— START DATA FOR PROCESSING —

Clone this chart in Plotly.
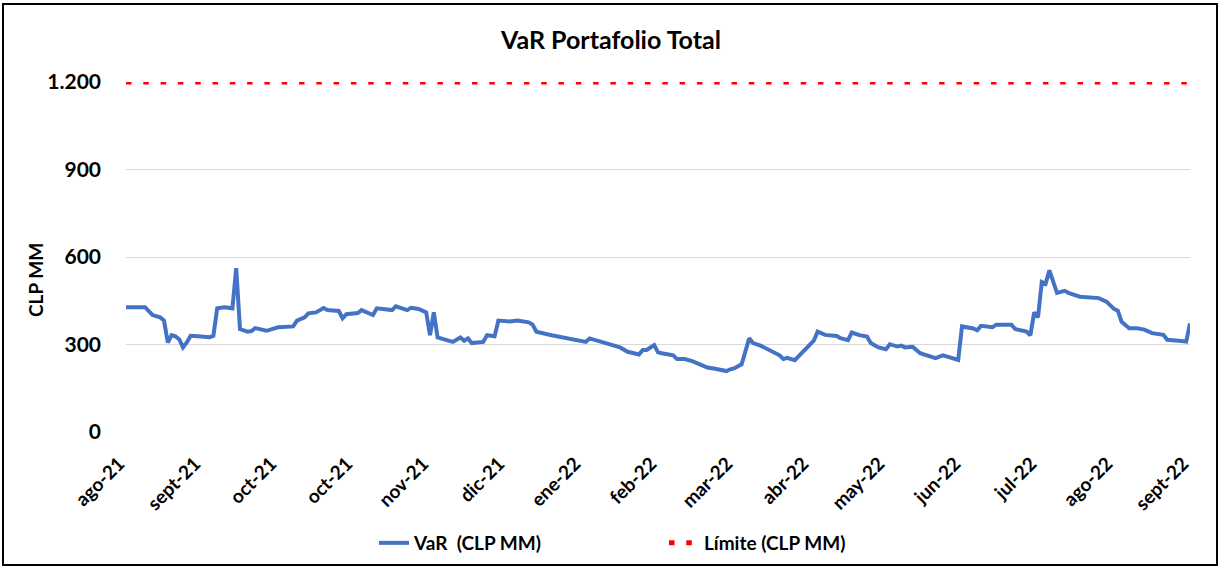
import plotly.graph_objects as go

# ---- data ----
tick_labels = ["ago-21", "sept-21", "oct-21", "oct-21", "nov-21", "dic-21", "ene-22", "feb-22",
               "mar-22", "abr-22", "may-22", "jun-22", "jul-22", "ago-22", "sept-22"]
tick_step = 20  # observations between labels

obs_idx = [0, 5, 7, 9, 10, 11, 12, 13, 14, 15, 16, 17, 19, 22, 23, 24, 26, 28, 29, 30, 32, 33, 34, 37, 40,
           42, 43, 44, 45, 47, 48, 50, 52, 53, 56, 57, 58, 61, 62, 65, 66, 69, 70, 71, 74, 75, 77, 79, 80,
           81, 82, 86, 88, 89, 90, 91, 94, 95, 97, 98, 101, 103, 106, 107, 108, 112, 117, 118, 121, 122,
           126, 128, 130, 132, 135, 136, 137, 139, 140, 141, 144, 145, 147, 149, 151, 153, 155, 158, 159,
           160, 162, 164, 165, 167, 172, 173, 174, 176, 178, 179, 181, 182, 184, 187, 188, 190, 191, 193,
           195, 196, 198, 200, 201, 203, 204, 205, 207, 209, 211, 213, 215, 219, 220, 223, 224, 225, 228,
           229, 233, 234, 237, 238, 239, 240, 241, 242, 243, 245, 247, 248, 251, 256, 258, 259, 260, 261,
           262, 264, 266, 268, 270, 273, 274, 277, 279, 280]

var_vals = [428, 428, 401, 393, 382, 307, 332, 328, 318, 290, 307, 330, 328, 325, 330, 424, 428, 424, 562,
            353, 344, 346, 356, 347, 359, 359, 362, 362, 382, 393, 407, 410, 425, 418, 415, 390, 404, 408,
            418, 401, 424, 422, 418, 431, 418, 426, 422, 410, 332, 410, 324, 309, 324, 313, 321, 305, 309,
            332, 328, 382, 379, 382, 376, 368, 344, 332, 321, 318, 309, 321, 305, 296, 290, 275, 266, 281,
            281, 298, 273, 270, 263, 250, 250, 243, 232, 221, 217, 209, 215, 218, 232, 321, 305, 296, 263,
            250, 254, 246, 273, 286, 313, 344, 333, 329, 322, 315, 341, 332, 327, 305, 290, 284, 301, 293,
            296, 290, 292, 270, 263, 253, 263, 247, 362, 355, 349, 364, 359, 368, 368, 353, 344, 332, 410,
            393, 514, 508, 554, 477, 484, 477, 464, 459, 447, 433, 422, 416, 378, 356, 356, 351, 339, 333,
            316, 313, 310, 372]

limite = 1200
y_ticks = [0, 300, 600, 900, 1200]

FONT = "Lato"
W, H = 1220, 568
ML, MR, MT, MB = 126, 30, 82, 136
pw, ph = W - ML - MR, H - MT - MB

def px_x(x):
    return (x - ML) / pw

def px_y(y):
    return (H - MB - y) / ph

fig = go.Figure()
fig.add_trace(go.Scatter(
    x=obs_idx, y=var_vals, mode="lines", name="VaR\u00a0 (CLP MM)",
    line=dict(color="#4472C4", width=4),
))
fig.add_trace(go.Scatter(
    x=[obs_idx[0], obs_idx[-1]], y=[limite, limite], mode="lines", name="Límite (CLP MM)",
    line=dict(color="#FF0000", width=5, dash="5.5px,11.8px"), cliponaxis=True,
))

tickvals = [i * tick_step for i in range(len(tick_labels))]

fig.update_layout(
    width=W, height=H, autosize=False,
    margin=dict(l=ML, r=MR, t=MT, b=MB, autoexpand=False),
    paper_bgcolor="white", plot_bgcolor="white",
    separators=",.",
    font=dict(family=FONT, color="black"),
    title=dict(text="<b>VaR Portafolio Total</b>", x=px_x(611), xref="paper", xanchor="center",
               y=1 - 40 / H, yanchor="middle", font=dict(size=25, family=FONT, color="black")),
    showlegend=True,
    legend=dict(orientation="h", x=px_x(374), xanchor="left", y=px_y(543), yanchor="middle",
                font=dict(size=19, family=FONT, color="black", weight="bold"),
                entrywidth=245, entrywidthmode="pixels", bgcolor="rgba(0,0,0,0)"),
    xaxis=dict(range=[obs_idx[0], obs_idx[-1]], tickmode="array", tickvals=tickvals, ticktext=tick_labels,
               tickangle=-45, showgrid=False, zeroline=False, showline=False, ticks="",
               ticklabelstandoff=16, ticklabelshift=-7, automargin=False,
               tickfont=dict(size=19, family=FONT, color="black", weight="bold")),
    yaxis=dict(range=[0, 1200], tickmode="array", tickvals=y_ticks, tickformat=",d",
               showgrid=True, gridcolor="#D9D9D9", gridwidth=1, zeroline=False, showline=False,
               ticks="", ticklabelstandoff=24, automargin=False,
               tickfont=dict(size=21, family=FONT, color="black", weight="bold")),
)

fig.add_annotation(text="<b>CLP MM</b>", xref="paper", yref="paper", x=px_x(35), y=px_y(280),
                   xanchor="center", yanchor="middle", textangle=-90, showarrow=False,
                   font=dict(size=19, family=FONT, color="black"))

fig.add_shape(type="rect", xref="paper", yref="paper",
              x0=px_x(3), x1=px_x(1217), y0=px_y(565), y1=px_y(4),
              line=dict(color="black", width=2), fillcolor="rgba(0,0,0,0)", layer="below")

fig.write_html("out.html", config={"displayModeBar": False, "responsive": False},
               post_script="document.body.style.margin='0';document.documentElement.style.margin='0';"
                           "document.body.style.overflow='hidden';")
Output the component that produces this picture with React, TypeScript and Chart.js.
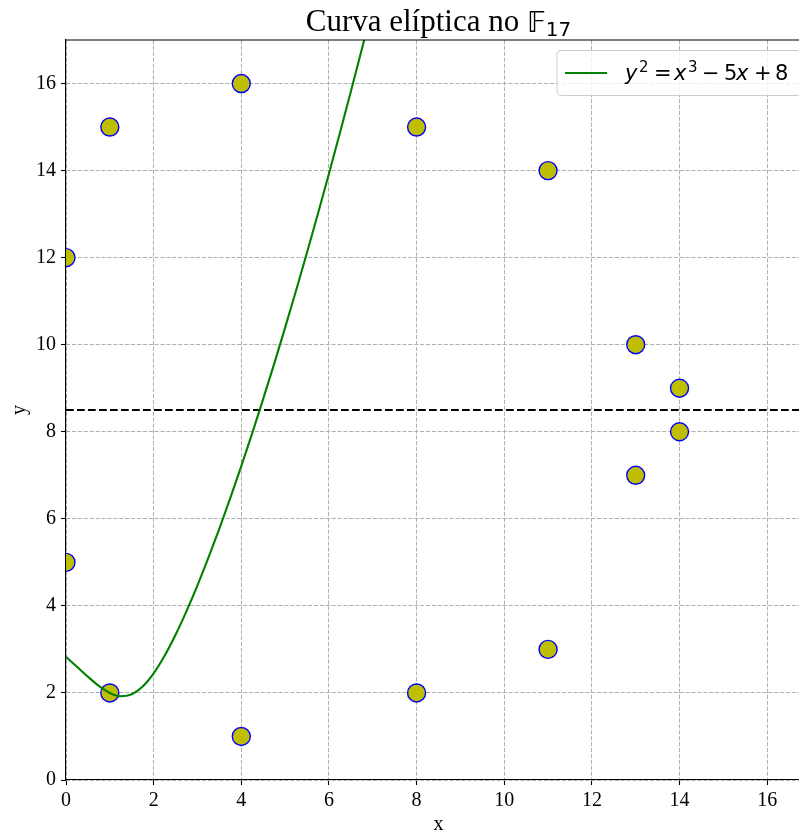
import { useEffect, useRef } from 'react';
import { Chart, registerables } from 'chart.js';

Chart.register(...registerables);

// Points (x, y) of the curve over the field F_17
const fieldX = [0, 0, 1, 1, 4, 4, 8, 8, 11, 11, 13, 13, 14, 14];
const fieldY = [5, 12, 2, 15, 1, 16, 2, 15, 3, 14, 7, 10, 8, 9];

// Real branch y = sqrt(x^3 - 5x + 8), sampled values
const curveX = [
  0, 0.25, 0.5, 0.75, 1, 1.25, 1.5, 1.75, 2, 2.25, 2.5, 2.75, 3, 3.25, 3.5,
  3.75, 4, 4.25, 4.5, 4.75, 5, 5.25, 5.5, 5.75, 6, 6.25, 6.5, 6.75, 7,
];
const curveY = [
  2.828, 2.601, 2.372, 2.161, 2.0, 1.924, 1.969, 2.147, 2.449, 2.853, 3.335,
  3.879, 4.472, 5.107, 5.777, 6.48, 7.211, 7.97, 8.754, 9.561, 10.392, 11.245,
  12.119, 13.014, 13.928, 14.862, 15.815, 16.787, 17.776,
];

// Horizontal symmetry line y = p / 2
const symmetryY = 8.5;

const xTicks = [0, 2, 4, 6, 8, 10, 12, 14, 16];
const yTicks = [0, 2, 4, 6, 8, 10, 12, 14, 16];
const xLimits = [0, 17];
const yLimits = [0, 17];

const titleText = 'Curva elíptica no ';
const fieldSymbol = '𝔽';
const fieldOrder = '17';
const xLabel = 'x';
const yLabel = 'y';

const SERIF = '"Liberation Serif", "Times New Roman", serif';
const SANS = '"DejaVu Sans", sans-serif';

// Legend equation pieces: text, italic, superscript, x offset from text start
const legendPieces: [string, boolean, boolean, number][] = [
  ['y', true, false, 0],
  ['2', false, true, 14],
  ['=', false, false, 29],
  ['x', true, false, 49],
  ['3', false, true, 63],
  ['−', false, false, 77],
  ['5', false, false, 99],
  ['x', true, false, 111],
  ['+', false, false, 129],
  ['8', false, false, 150],
];

const framePlugin = {
  id: 'frame',
  afterDraw(chart: Chart) {
    const { ctx, chartArea } = chart;
    const { left, right, top, bottom } = chartArea;
    ctx.save();

    // top and right spines
    ctx.strokeStyle = '#000';
    ctx.lineWidth = 1.1;
    ctx.beginPath();
    ctx.moveTo(left, top);
    ctx.lineTo(right, top);
    ctx.lineTo(right, bottom);
    ctx.stroke();

    // title
    const cx = (left + right) / 2;
    ctx.fillStyle = '#000';
    ctx.textBaseline = 'alphabetic';
    ctx.textAlign = 'left';
    const fMain = `31px ${SERIF}`;
    const fSym = `italic 28px ${SANS}`;
    const fSub = `20px ${SANS}`;
    ctx.font = fMain;
    const w1 = ctx.measureText(titleText).width;
    ctx.font = fSym;
    const w2 = ctx.measureText(fieldSymbol).width;
    ctx.font = fSub;
    const w3 = ctx.measureText(fieldOrder).width;
    let tx = cx - (w1 + w2 + w3) / 2;
    const tBase = 31;
    ctx.font = fMain;
    ctx.fillText(titleText, tx, tBase);
    tx += w1;
    ctx.font = fSym;
    ctx.fillText(fieldSymbol, tx, tBase + 1);
    tx += w2;
    ctx.font = fSub;
    ctx.fillText(fieldOrder, tx, tBase + 5);

    // axis labels
    ctx.font = `20px ${SERIF}`;
    ctx.textAlign = 'center';
    ctx.fillText(xLabel, cx, 830);
    ctx.save();
    ctx.translate(25, (top + bottom) / 2);
    ctx.rotate(-Math.PI / 2);
    ctx.fillText(yLabel, 0, 0);
    ctx.restore();

    // legend
    const lx = 557;
    const ly = 50.5;
    const lw = 244;
    const lh = 45;
    ctx.beginPath();
    ctx.roundRect(lx, ly, lw, lh, 4);
    ctx.fillStyle = 'rgba(255,255,255,0.8)';
    ctx.fill();
    ctx.strokeStyle = '#cccccc';
    ctx.lineWidth = 1;
    ctx.stroke();

    ctx.strokeStyle = '#008000';
    ctx.lineWidth = 2.1;
    ctx.beginPath();
    ctx.moveTo(565, 73);
    ctx.lineTo(607, 73);
    ctx.stroke();

    ctx.fillStyle = '#000';
    ctx.textAlign = 'left';
    const textX = 625;
    const base = 80;
    for (const [s, italic, sup, dx] of legendPieces) {
      const size = sup ? 15 : 21;
      ctx.font = `${italic ? 'italic ' : ''}${size}px ${SANS}`;
      ctx.fillText(s, textX + dx, sup ? base - 8 : base);
    }

    ctx.restore();
  },
};

export default function App() {
  const ref = useRef<HTMLCanvasElement | null>(null);

  useEffect(() => {
    if (!ref.current) return;
    const tickFont = { family: SERIF, size: 20 };
    const grid = {
      color: '#b0b0b0',
      lineWidth: 1,
      drawTicks: true,
      tickLength: 5,
      tickColor: '#000',
      tickWidth: 1.1,
      tickBorderDash: [],
    };
    const border = { display: true, color: '#000', width: 1.1, dash: [4.1, 1.8] };

    const chart = new Chart(ref.current, {
      type: 'scatter',
      data: {
        datasets: [
          {
            type: 'line',
            data: curveX.map((x, i) => ({ x, y: curveY[i] })),
            borderColor: '#008000',
            borderWidth: 2.1,
            pointRadius: 0,
            cubicInterpolationMode: 'monotone',
            fill: false,
            clip: 0,
          } as any,
          {
            type: 'line',
            data: [
              { x: xLimits[0], y: symmetryY },
              { x: xLimits[1], y: symmetryY },
            ],
            borderColor: '#000',
            borderWidth: 2.1,
            borderDash: [7.7, 3.3],
            pointRadius: 0,
            fill: false,
            clip: 0,
          } as any,
          {
            type: 'scatter',
            data: fieldX.map((x, i) => ({ x, y: fieldY[i] })),
            backgroundColor: '#bfbf00',
            borderColor: '#0000ff',
            borderWidth: 1.4,
            pointRadius: 9,
            clip: 0,
          } as any,
        ],
      },
      options: {
        animation: false,
        responsive: false,
        maintainAspectRatio: false,
        devicePixelRatio: 1,
        layout: {
          autoPadding: false,
          padding: { top: 40, left: 0, right: 0, bottom: 0 },
        },
        plugins: {
          legend: { display: false },
          tooltip: { enabled: false },
          title: { display: false },
        },
        scales: {
          x: {
            type: 'linear',
            min: xLimits[0],
            max: xLimits[1],
            afterBuildTicks: (s: any) => {
              s.ticks = xTicks.map((v) => ({ value: v }));
            },
            afterFit: (s: any) => {
              s.height = 52;
              s.paddingRight = 0;
            },
            grid,
            border,
            ticks: { font: tickFont, color: '#000', padding: 4, maxRotation: 0 },
          },
          y: {
            type: 'linear',
            min: yLimits[0],
            max: yLimits[1],
            afterBuildTicks: (s: any) => {
              s.ticks = yTicks.map((v) => ({ value: v }));
            },
            afterFit: (s: any) => {
              s.width = 66;
            },
            grid,
            border,
            ticks: { font: tickFont, color: '#000', padding: 5 },
          },
        },
      } as any,
      plugins: [framePlugin],
    });
    return () => chart.destroy();
  }, []);

  return (
    <div
      style={{
        position: 'fixed',
        left: 0,
        top: 0,
        width: 799,
        height: 832,
        overflow: 'hidden',
        background: '#fff',
      }}
    >
      <div style={{ width: 811, height: 832 }}>
        <canvas
          ref={ref}
          width={811}
          height={832}
          style={{ display: 'block', width: 811, height: 832 }}
        />
      </div>
    </div>
  );
}
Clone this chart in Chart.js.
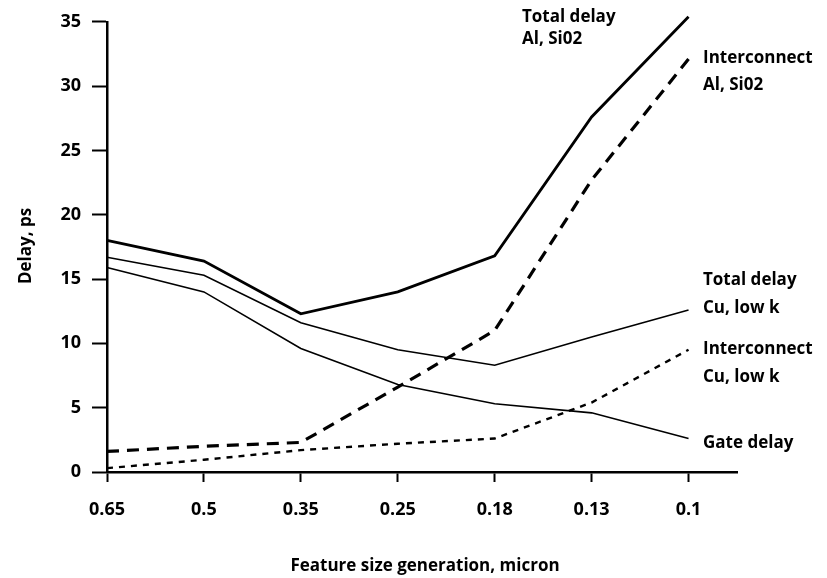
<!DOCTYPE html>
<html>
<head>
<meta charset="utf-8">
<script src="https://cdn.jsdelivr.net/npm/chart.js@4"></script>
<style>
  html, body { margin: 0; padding: 0; background: #fff; }
  #wrap { width: 827px; height: 578px; }
</style>
</head>
<body>
<div id="wrap"><canvas id="myChart" width="827" height="578"></canvas></div>
<script>
// feature size generations (micron)
const sizeLabels = ['0.65', '0.5', '0.35', '0.25', '0.18', '0.13', '0.1'];
const yTicks = [0, 5, 10, 15, 20, 25, 30, 35];

// delay in ps
const totalAl = [18.0, 16.4, 12.3, 14.0, 16.8, 27.6, 35.4];
const interAl = [1.6, 2.0, 2.3, 6.6, 11.0, 22.7, 32.1];
const totalCu = [16.7, 15.3, 11.6, 9.5, 8.3, 10.5, 12.6];
const gateDelay = [15.9, 14.0, 9.6, 6.8, 5.3, 4.6, 2.6];
const interCu = [0.3, 0.95, 1.7, 2.2, 2.6, 5.4, 9.5];

const FONT = '"Open Sans", "Noto Sans", sans-serif';

const toPts = (arr) => arr.map((v, i) => ({ x: i, y: v }));

const makeSet = (label, arr, width, dash) => ({
    label: label,
    data: toPts(arr),
    borderColor: '#000',
    borderWidth: width,
    borderDash: dash,
    pointRadius: 0,
    tension: 0,
    fill: false,
    clip: false
});

// text labels at the right side + axis titles
const textPlugin = {
    id: 'textPlugin',
    afterDraw(chart) {
        const ctx = chart.ctx;
        const area = chart.chartArea;
        const right = 703;

        ctx.save();
        ctx.fillStyle = '#000';
        ctx.textBaseline = 'alphabetic';
        ctx.textAlign = 'left';
        ctx.font = 'bold 17px ' + FONT;

        ctx.fillText('Total delay', 522, 22);
        ctx.fillText('Al, Si02', 522, 44);

        ctx.fillText('Interconnect', right, 63);
        ctx.fillText('Al, Si02', right, 90);

        ctx.fillText('Total delay', right, 285);
        ctx.fillText('Cu, low k', right, 313);

        ctx.fillText('Interconnect', right, 354);
        ctx.fillText('Cu, low k', right, 382);

        ctx.fillText('Gate delay', right, 448);

        // axis titles
        ctx.font = 'bold 17px ' + FONT;
        ctx.textAlign = 'center';
        ctx.textBaseline = 'middle';
        ctx.fillText('Feature size generation, micron', (area.left + area.right) / 2 + 3, 566);

        ctx.translate(26, 246);
        ctx.rotate(-Math.PI / 2);
        ctx.fillText('Delay, ps', 0, 0);
        ctx.restore();
    }
};

const myChart = new Chart('myChart', {
    type: 'line',
    data: {
        datasets: [
            makeSet('Total delay Al, Si02', totalAl, 2.8, []),
            makeSet('Interconnect Al, Si02', interAl, 3.2, [12, 8]),
            makeSet('Total delay Cu, low k', totalCu, 1.6, []),
            makeSet('Gate delay', gateDelay, 1.6, []),
            makeSet('Interconnect Cu, low k', interCu, 2.4, [6, 6])
        ]
    },
    options: {
        responsive: false,
        animation: false,
        layout: { padding: { top: 20, right: 90, left: 0, bottom: 0 } },
        plugins: {
            legend: { display: false },
            tooltip: { enabled: false }
        },
        scales: {
            x: {
                type: 'linear',
                min: 0,
                max: 6.5,
                afterFit: (scale) => { scale.height = 106; },
                afterBuildTicks: (scale) => {
                    scale.ticks = sizeLabels.map((_, i) => ({ value: i }));
                },
                ticks: {
                    color: '#000',
                    font: { family: FONT, size: 18, weight: 'bold' },
                    padding: 17,
                    maxRotation: 0,
                    callback: (v) => sizeLabels[v]
                },
                grid: {
                    drawOnChartArea: false,
                    drawTicks: true,
                    tickLength: 10,
                    tickWidth: 2,
                    tickColor: '#000'
                },
                border: { display: true, color: '#000', width: 2.5 }
            },
            y: {
                min: 0,
                max: 35,
                afterFit: (scale) => { scale.width = 107; },
                afterBuildTicks: (scale) => {
                    scale.ticks = yTicks.map((v) => ({ value: v }));
                },
                ticks: {
                    color: '#000',
                    font: { family: FONT, size: 18, weight: 'bold' },
                    padding: 11
                },
                grid: {
                    drawOnChartArea: false,
                    drawTicks: true,
                    tickLength: 15,
                    tickWidth: 2,
                    tickColor: '#000'
                },
                border: { display: true, color: '#000', width: 2.5 }
            }
        }
    },
    plugins: [textPlugin]
});
</script>
</body>
</html>
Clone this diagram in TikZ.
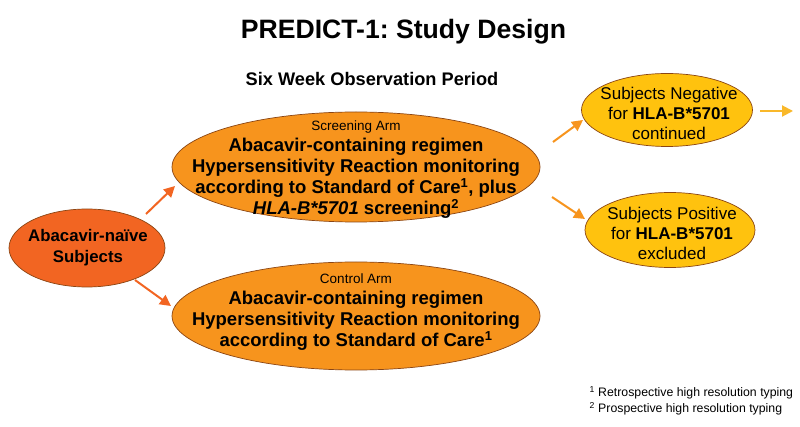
\documentclass[tikz,border=0pt]{standalone}
\usepackage{fontspec}
\setmainfont{Liberation Sans}
\usetikzlibrary{shapes.geometric,arrows.meta}
\definecolor{redorange}{HTML}{F26522}
\definecolor{armorange}{HTML}{F7941D}
\definecolor{gold}{HTML}{FFC20E}
\definecolor{edge}{HTML}{8B4513}
\definecolor{arrowgold}{HTML}{F9B82A}
\frenchspacing
\tikzset{
  x=1pt,y=-1pt,
  oval/.style={ellipse,draw=edge,line width=0.7pt,inner sep=0pt,align=center},
  conn/.style={line width=2pt,-{Triangle[length=11pt,width=11pt]}},
  bigtxt/.style={align=center,font=\fontsize{18.5}{21}\selectfont},
  goldtxt/.style={font=\fontsize{17}{20}\selectfont},
}
\begin{document}
\begin{tikzpicture}
\useasboundingbox (0,0) rectangle (800,427);
\fill[white] (0,0) rectangle (800,427);
\node (title) at (403.5,32) {\fontsize{26.6}{30}\selectfont\bfseries PREDICT-1: Study Design};
\node (period) at (372,79) {\fontsize{18.2}{20}\selectfont\bfseries Six Week Observation Period};

\node[oval,fill=redorange,minimum width=156,minimum height=78] (naive) at (87,248) {};
\node[align=center,font=\fontsize{16.8}{21}\selectfont] (naivetxt) at (88,248) {\bfseries Abacavir-naïve\\\bfseries Subjects};
\node[oval,fill=armorange,minimum width=368,minimum height=110] (screen) at (356,167) {};
\node[bigtxt] (screentxt) at (356,170) {{\fontsize{13.5}{15}\selectfont Screening Arm}\\[0pt]
\bfseries Abacavir-containing regimen\\
\bfseries Hypersensitivity Reaction monitoring\\
\bfseries according to Standard of Care\textsuperscript{1}, plus\\
\bfseries\itshape HLA-B*5701\upshape\ screening\textsuperscript{2}};
\node[oval,fill=armorange,minimum width=368,minimum height=108] (control) at (356,316) {};
\node[bigtxt] (controltxt) at (356,312) {{\fontsize{13.5}{15}\selectfont Control Arm}\\[0pt]
\bfseries Abacavir-containing regimen\\
\bfseries Hypersensitivity Reaction monitoring\\
\bfseries according to Standard of Care\textsuperscript{1}};
\node[oval,fill=gold,minimum width=171,minimum height=73] (neg) at (667,110) {};
\node[goldtxt,align=center] (negtxt) at (669,113) {Subjects Negative\\for \textbf{HLA-B*5701}\\continued};
\node[oval,fill=gold,minimum width=170,minimum height=75] (pos) at (670,230) {};
\node[goldtxt,align=center] (postxt) at (672,233) {Subjects Positive\\for \textbf{HLA-B*5701}\\excluded};

\coordinate (n1) at (146,214); \coordinate (s1) at (175,186);
\coordinate (n2) at (135,280); \coordinate (c1) at (171,306);
\coordinate (s2) at (553,142); \coordinate (g1) at (583,120);
\coordinate (s3) at (552,197); \coordinate (p1) at (585,219);
\coordinate (o1) at (760,111); \coordinate (o2) at (793,111);
\draw[conn,redorange] (n1) -- (s1);
\draw[conn,redorange] (n2) -- (c1);
\draw[conn,armorange] (s2) -- (g1);
\draw[conn,armorange] (s3) -- (p1);
\draw[conn,arrowgold] (o1) -- (o2);

\node[anchor=west,align=left,font=\fontsize{12.3}{16}\selectfont] (notes) at (586,401) {\textsuperscript{1} Retrospective high resolution typing\\\textsuperscript{2} Prospective high resolution typing};
\end{tikzpicture}
\end{document}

— END DATA FOR PROCESSING —

» **THE TASK**: Take the material above from its first line through the line holding "tick_step = 20" and set it down exactly, without the pictures.

» **RESULT FOR THIS EXERCISE**:
Clone this chart in Plotly.
import plotly.graph_objects as go

# ---- data ----
tick_labels = ["ago-21", "sept-21", "oct-21", "oct-21", "nov-21", "dic-21", "ene-22", "feb-22",
               "mar-22", "abr-22", "may-22", "jun-22", "jul-22", "ago-22", "sept-22"]
tick_step = 20  # observations between labels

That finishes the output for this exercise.